In a unanimous decision, the Oregon House recently passed a significant bill aimed at enhancing the safety of electric bicycle riders across the state. This legislative move, spurred by the tragic death of a young rider in Bend, marks a crucial step in updating decades-old regulations to reflect the growing use of e-bikes.


Introduced by Representative Emerson Levy of Bend, House Bill 4103 seeks to modernize a 27-year-old statute by introducing a classification system for electric bicycles. This initiative, initially dubbed Trenton’s Law in memory of 15-year-old Trenton Burger, aims to provide clear guidelines on e-bike usage and capabilities. Trenton's untimely death last June, while navigating a sidewalk on his e-bike, catalyzed a community and legislative call to action to prevent similar tragedies.


The proposed legislation outlines three distinct classes of electric bicycles, differentiated by their motor type and maximum speeds.

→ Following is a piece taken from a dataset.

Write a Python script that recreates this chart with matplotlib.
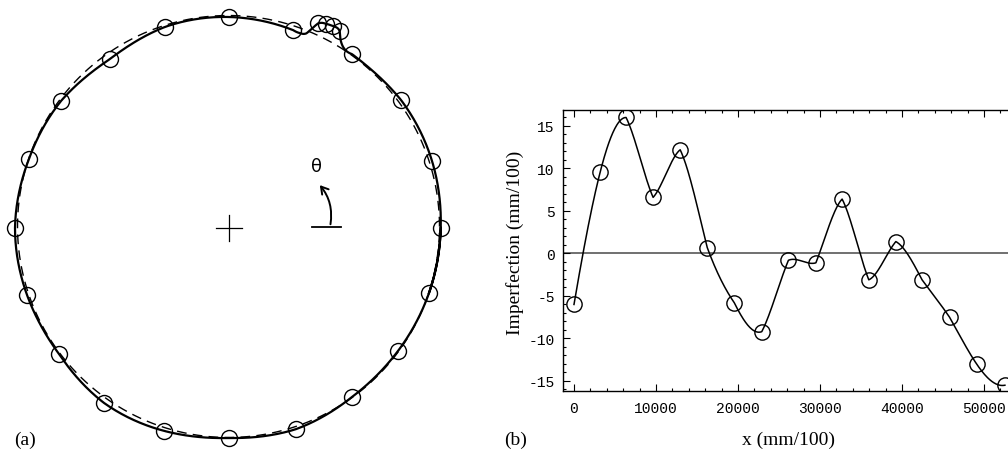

Class 1 e-bikes are designed to assist riders only while pedaling, with assistance ceasing at 20 mph. Class 2 models offer motorized propulsion without the need for pedaling and also have a maximum speed of 20 mph. The most advanced, Class 3 e-bikes, require pedaling, include a speedometer, and can reach speeds of up to 28 mph.


Amidst discussions, the bill underwent revisions from its original form. While initially proposing unrestricted Class 1 e-bike access and restricting Class 2 and Class 3 use for those under 16, the final House-passed version sets a minimum age of 16, with a driver’s license or permit required, for e-bike operation. This adjustment aims to align rider maturity with the responsibilities of handling higher-speed e-bikes.


Complementing House Bill 4103 is House Bill 4067, which mandates the formation of a task force dedicated to evaluating and recommending further e-bike, scooter, and moped regulations by the end of 2024. With a budget of $200,000, this initiative underscores Oregon’s commitment to integrating micromobility solutions safely into its urban fabric.


These legislative efforts in Oregon highlight the importance of adapting laws to keep pace with technological advancements in personal transportation. By establishing clear e-bike classifications and usage guidelines, Oregon not only honors the memory of Trenton Burger but also takes significant strides toward ensuring the safety of its cycling community.